更新日:2019.03.17ありがとうダンダン
ありがとうダンダン
3月のある日の朝、ホンドタヌキのダンダンが死亡しました。
推定年齢11歳のおじいちゃんタヌキでした。
ダンダンは2008年に交通事故にあったところを保護され、ズーラシアにやってきました。
元気になってからも今後野生で生きていくことは難しかったため、再び放野(野生に帰すこと)することなくズーラシアで生活することになりました。
私がズーラシアで働くことになって初めて担当になったのがホンドタヌキ(とホンドギツネ)で、そのうちの1頭がダンダンでした。
ダンダンはかなり臆病で、慣れない人が獣舎に入ってくるとパニックになったり巣箱に引きこもって出てこなくなったりするようなタヌキでした。
私が先輩からタヌキの飼育管理についての引継ぎを受けている際も、あまり顔を見せてくれませんでした。
私はダンダンが一日でも早く落ち着いて生活できるようになるために、毎日積極的に声を掛けるようにしていました。
そんな生活が続き、いつしかダンダンは扉手前の淵まで来てくれるようになりました。
初めて来てくれた時はとても嬉しくなり、近寄ったらちょっと後ずさりされてしまいました。
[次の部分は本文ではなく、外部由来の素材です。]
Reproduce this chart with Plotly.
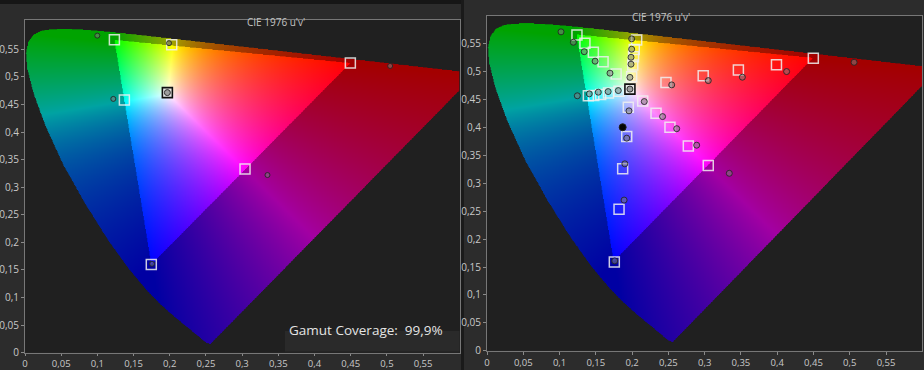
import base64, struct, zlib
import numpy as np
import plotly.graph_objects as go

# ---------------- data ----------------
# CIE 1931 spectral locus (x, y)
locus_nm = [380, 400, 420, 430, 440, 445, 450, 455, 460, 465, 470, 475, 480, 485, 490, 495,
            500, 505, 510, 515, 520, 525, 530, 535, 540, 545, 550, 555, 560, 565, 570, 575,
            580, 585, 590, 595, 600, 610, 620, 630, 640, 650, 680, 700]
locus_x = [0.1741, 0.1733, 0.1714, 0.1689, 0.1644, 0.1611, 0.1566, 0.1510, 0.1440, 0.1355, 0.1241,
           0.1096, 0.0913, 0.0687, 0.0454, 0.0235, 0.0082, 0.0039, 0.0139, 0.0389, 0.0743, 0.1142,
           0.1547, 0.1929, 0.2296, 0.2658, 0.3016, 0.3373, 0.3731, 0.4087, 0.4441, 0.4788, 0.5125,
           0.5448, 0.5752, 0.6029, 0.6270, 0.6658, 0.6915, 0.7079, 0.7190, 0.7260, 0.7334, 0.7347]
locus_y = [0.0050, 0.0048, 0.0051, 0.0069, 0.0109, 0.0138, 0.0177, 0.0227, 0.0297, 0.0399, 0.0578,
           0.0868, 0.1327, 0.2007, 0.2950, 0.4127, 0.5384, 0.6548, 0.7502, 0.8120, 0.8338, 0.8262,
           0.8059, 0.7816, 0.7543, 0.7243, 0.6923, 0.6589, 0.6245, 0.5896, 0.5547, 0.5202, 0.4866,
           0.4544, 0.4242, 0.3965, 0.3725, 0.3340, 0.3083, 0.2920, 0.2809, 0.2740, 0.2666, 0.2653]

# target gamut primaries (u', v')  R, G, B
gamut_u = [0.4495, 0.1235, 0.1745]
gamut_v = [0.5250, 0.5670, 0.1600]

# left panel: targets / measurements  R, G, B, C, Y, M
left_target_u = [0.4495, 0.1235, 0.1745, 0.1373, 0.2027, 0.3040]
left_target_v = [0.5250, 0.5670, 0.1600, 0.4580, 0.5580, 0.3330]
left_meas_u = [0.5045, 0.0999, 0.1755, 0.1220, 0.1990, 0.3350]
left_meas_v = [0.5197, 0.5747, 0.1610, 0.4600, 0.5610, 0.3220]
left_white_target = [0.1967, 0.4714]
left_white_meas = [0.1967, 0.4714]
gamut_coverage = "99,9%"

# right panel: saturation sweeps (20..100 %)
red_target_u = [0.2467, 0.2980, 0.3465, 0.3990, 0.4498]
red_target_v = [0.4807, 0.4927, 0.5034, 0.5124, 0.5244]
red_meas_u = [0.2546, 0.3050, 0.3520, 0.4130, 0.5060]
red_meas_v = [0.4765, 0.4842, 0.4903, 0.5004, 0.5170]
green_target_u = [0.1780, 0.1600, 0.1466, 0.1350, 0.1240]
green_target_v = [0.4960, 0.5180, 0.5350, 0.5510, 0.5660]
green_meas_u = [0.1695, 0.1490, 0.1340, 0.1190, 0.1020]
green_meas_v = [0.4975, 0.5190, 0.5360, 0.5530, 0.5716]
blue_target_u = [0.1948, 0.1926, 0.1870, 0.1820, 0.1755]
blue_target_v = [0.4365, 0.3838, 0.3260, 0.2536, 0.1590]
blue_meas_u = [0.1957, 0.1926, 0.1900, 0.1890, 0.1760]
blue_meas_v = [0.4300, 0.3810, 0.3350, 0.2700, 0.1610]
cyan_target_u = [0.1819, 0.1675, 0.1567, 0.1472, 0.1397]
cyan_target_v = [0.4649, 0.4618, 0.4595, 0.4574, 0.4570]
cyan_meas_u = [0.1810, 0.1670, 0.1534, 0.1410, 0.1245]
cyan_meas_v = [0.4663, 0.4645, 0.4634, 0.4604, 0.4570]
yellow_target_u = [0.1994, 0.2009, 0.2020, 0.2030, 0.2063]
yellow_target_v = [0.4910, 0.5120, 0.5270, 0.5400, 0.5570]
yellow_meas_u = [0.1970, 0.1985, 0.1985, 0.1994, 0.1994]
yellow_meas_v = [0.4900, 0.5136, 0.5260, 0.5405, 0.5590]
magenta_target_u = [0.2146, 0.2330, 0.2522, 0.2775, 0.3050]
magenta_target_v = [0.4478, 0.4257, 0.4006, 0.3670, 0.3318]
magenta_meas_u = [0.2168, 0.2420, 0.2615, 0.2890, 0.3340]
magenta_meas_v = [0.4466, 0.4197, 0.3980, 0.3684, 0.3180]
right_white_target = [0.1970, 0.4690]
right_white_meas = [0.1970, 0.4690]
right_black_meas = [0.1870, 0.4006]

tick_vals = [0, 0.05, 0.1, 0.15, 0.2, 0.25, 0.3, 0.35, 0.4, 0.45, 0.5, 0.55]
tick_text = ["0", "0,05", "0,1", "0,15", "0,2", "0,25", "0,3", "0,35", "0,4", "0,45", "0,5", "0,55"]
title_text = "CIE 1976 u'v'"

# ---------------- chromaticity background image ----------------
lx = np.array(locus_x); ly = np.array(locus_y)
den_l = -2 * lx + 12 * ly + 3
locus_u = 4 * lx / den_l
locus_v = 9 * ly / den_l


def inside(px, py, polx, poly):
    res = np.zeros(px.shape, dtype=bool)
    n = len(polx)
    j = n - 1
    for i in range(n):
        xi, yi, xj, yj = polx[i], poly[i], polx[j], poly[j]
        if yi != yj:
            cond = ((yi > py) != (yj > py)) & (px < (xj - xi) * (py - yi) / (yj - yi) + xi)
            res ^= cond
        j = i
    return res


N = 600
EXT = 0.6
step = EXT / N
uu = (np.arange(N) + 0.5) * step
vv = EXT - (np.arange(N) + 0.5) * step
U, V = np.meshgrid(uu, vv)
den = 6 * U - 16 * V + 12
cx = 9 * U / den
cy = np.maximum(4 * V / den, 1e-6)
X = cx / cy
Z = (1 - cx - cy) / cy
R = 3.2406 * X - 1.5372 - 0.4986 * Z
G = -0.9689 * X + 1.8758 + 0.0415 * Z
B = 0.0557 * X - 0.2040 + 1.0570 * Z
rgb = np.clip(np.stack([R, G, B], axis=-1), 0, None)
rgb = rgb / np.maximum(rgb.max(axis=-1, keepdims=True), 1e-9)
rgb = np.power(rgb, 0.85)
in_tri = inside(U, V, gamut_u, gamut_v)
rgb = np.where(in_tri[..., None], rgb, rgb * 0.64)
mask = inside(U, V, list(locus_u), list(locus_v))
alpha = np.where(mask, 255, 0).astype(np.uint8)
img = np.concatenate([(rgb * 255).clip(0, 255).astype(np.uint8), alpha[..., None]], axis=-1)


def png_bytes(a):
    h, w, _ = a.shape
    raw = b"".join(b"\x00" + a[r].tobytes() for r in range(h))

    def chunk(t, d):
        c = struct.pack(">I", len(d)) + t + d
        return c + struct.pack(">I", zlib.crc32(t + d) & 0xFFFFFFFF)

    return (b"\x89PNG\r\n\x1a\n" + chunk(b"IHDR", struct.pack(">IIBBBBB", w, h, 8, 6, 0, 0, 0))
            + chunk(b"IDAT", zlib.compress(raw, 9)) + chunk(b"IEND", b""))


uri = "data:image/png;base64," + base64.b64encode(png_bytes(img)).decode()

# ---------------- figure ----------------
W, H = 924, 370
fig = go.Figure()

SQ = dict(symbol="square-open", size=10, color="rgba(240,240,240,0.85)", line=dict(width=1.5))
CI = dict(symbol="circle", size=6, color="rgba(125,125,125,0.55)",
          line=dict(color="rgba(35,35,35,0.85)", width=1))


def add_pts(xs, ys, marker, xa, ya):
    fig.add_trace(go.Scatter(x=xs, y=ys, mode="markers", marker=marker, xaxis=xa, yaxis=ya,
                             showlegend=False, hoverinfo="skip"))


def add_white(t, m, xa, ya):
    add_pts([t[0]], [t[1]], dict(symbol="square", size=10, color="rgba(230,230,230,0.9)",
                                 line=dict(color="#101010", width=1.6)), xa, ya)
    add_pts([m[0]], [m[1]], dict(symbol="circle", size=6, color="rgba(150,150,150,0.9)",
                                 line=dict(color="#303030", width=1)), xa, ya)


# left
add_pts(left_target_u, left_target_v, SQ, "x", "y")
add_pts(left_meas_u, left_meas_v, dict(CI, size=5), "x", "y")
add_white(left_white_target, left_white_meas, "x", "y")

# right
for tu, tv in [(red_target_u, red_target_v), (green_target_u, green_target_v),
               (blue_target_u, blue_target_v), (cyan_target_u, cyan_target_v),
               (yellow_target_u, yellow_target_v), (magenta_target_u, magenta_target_v)]:
    add_pts(tu, tv, SQ, "x2", "y2")
for mu, mv in [(red_meas_u, red_meas_v), (green_meas_u, green_meas_v),
               (blue_meas_u, blue_meas_v), (cyan_meas_u, cyan_meas_v),
               (yellow_meas_u, yellow_meas_v), (magenta_meas_u, magenta_meas_v)]:
    add_pts(mu, mv, CI, "x2", "y2")
add_white(right_white_target, right_white_meas, "x2", "y2")
add_pts([right_black_meas[0]], [right_black_meas[1]],
        dict(symbol="circle", size=7, color="#050505", line=dict(color="#202020", width=1)), "x2", "y2")


def px_x(p):
    return p / W


def px_y(p):
    return 1 - p / H


axis_common = dict(showgrid=False, zeroline=False, showline=True, mirror=True, automargin=False,
                   linecolor="#777777", linewidth=1, ticks="outside", ticklen=3,
                   tickcolor="#8a8a8a", tickfont=dict(family="Open Sans", size=10, color="#c8c8c8"),
                   tickvals=tick_vals, ticktext=tick_text, fixedrange=True)
xtick_font = dict(family="Open Sans", size=9.5, color="#c8c8c8")

fig.update_layout(
    width=W, height=H, margin=dict(l=0, r=0, t=0, b=0, autoexpand=False),
    paper_bgcolor="#2c2c2c", plot_bgcolor="#202020",
    xaxis=dict(axis_common, domain=[px_x(25), px_x(460)], range=[0, 0.601], anchor="y",
               ticklen=2, tickfont=xtick_font),
    yaxis=dict(axis_common, domain=[px_y(352.7), px_y(20)], range=[0, 0.603], anchor="x"),
    xaxis2=dict(axis_common, domain=[px_x(487), px_x(922)], range=[0, 0.5996], anchor="y2",
                tickfont=xtick_font),
    yaxis2=dict(axis_common, domain=[px_y(350.7), px_y(16)], range=[0, 0.600], anchor="x2"),
    images=[
        dict(source=uri, xref="x", yref="y", x=0, y=EXT, sizex=EXT, sizey=EXT,
             sizing="stretch", xanchor="left", yanchor="top", layer="below"),
        dict(source=uri, xref="x2", yref="y2", x=0, y=EXT, sizex=EXT, sizey=EXT,
             sizing="stretch", xanchor="left", yanchor="top", layer="below"),
    ],
    shapes=[
        dict(type="rect", xref="paper", yref="paper", x0=0, x1=px_x(461), y0=px_y(4), y1=1,
             fillcolor="#161616", line=dict(width=0), layer="below"),
        dict(type="rect", xref="paper", yref="paper", x0=px_x(461), x1=px_x(464), y0=0, y1=1,
             fillcolor="#1a1a1a", line=dict(width=0), layer="below"),
        dict(type="rect", xref="paper", yref="paper", x0=px_x(285), x1=px_x(459.5),
             y0=px_y(351.5), y1=px_y(331), fillcolor="#2a2a2a", line=dict(width=0), layer="above"),
    ],
    annotations=[
        dict(text=title_text, xref="paper", yref="paper", x=px_x(245), y=px_y(13),
             showarrow=False, font=dict(family="Open Sans", size=10, color="#c4c4c4")),
        dict(text=title_text, xref="paper", yref="paper", x=px_x(692), y=px_y(8),
             showarrow=False, font=dict(family="Open Sans", size=10, color="#c4c4c4")),
        dict(text="Gamut Coverage:  " + gamut_coverage, xref="paper", yref="paper",
             x=px_x(287), y=px_y(341), xanchor="left", showarrow=False,
             font=dict(family="Open Sans", size=13.5, color="#e4e4e4")),
    ],
)

fig.write_html("out.html", config={"displayModeBar": False},
               post_script="document.body.style.margin='0px';document.body.style.padding='0px';"
                           "document.body.style.background='#2c2c2c';")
笑
それからは扉手前の淵のところに座っていることが多くなり、日数を重ねるごとに近寄っても逃げられるということはなくなりました。
金網の隙間からはみ出る毛をつんっと触ってみようものなら「それは違う」と言っているかのようにそそくさと離れていきましたが、いつしか朝の挨拶をする時は大抵ここにいてくれるということが普通になっていきました。
展示場でのお昼寝が気持ちよくて、なかなか部屋に帰ってこないため迎えに行ったり
夏になり、換毛が始まるとなぜかカモメ型の眉毛が生えているかのようになったり
冬になり、あたたかく眠れるようにと作ってみた藁ベッドを毎日愛用してくれたり
寝室とサブ運動場の間に座って動かず、「サブ運動場の掃除ができないよ」とちょっと困ったり
(結局ダンダンの気の済むまでそっとしておいたことを覚えています。)
ダンダンとの思い出はこのブログだけでは書ききれないくらいたくさんあります。
日課になった声掛けは、出会ってから別れるまでずっと続きました。
一緒に過ごした3年間、いろいろなところでダンダンに助けてもらい、感謝の気持ちでいっぱいです。
大切に接してきたので今回の別れはとても寂しく辛いものですが、別れを引きずるのではなく、ダンダンがこの3年間で教えてくれたことを忘れずに今後も仕事に励んでいくことが自分にとってもダンダンにとっても良いことであると思っています。
動物園の中での注目度は低かったかもしれませんが、私にとっては花形の存在でした。
長年ダンダンを応援してくださった皆様、ありがとうございました。
※最後に※
現在タヌキ舎で暮らすホンドタヌキはマル(♂)のみとなりました。
ダンダンと同じく老齢個体であるため、日によっては体調管理のため非展示になることがあります。
ご迷惑をおかけしますが、何卒宜しくお願いいたします。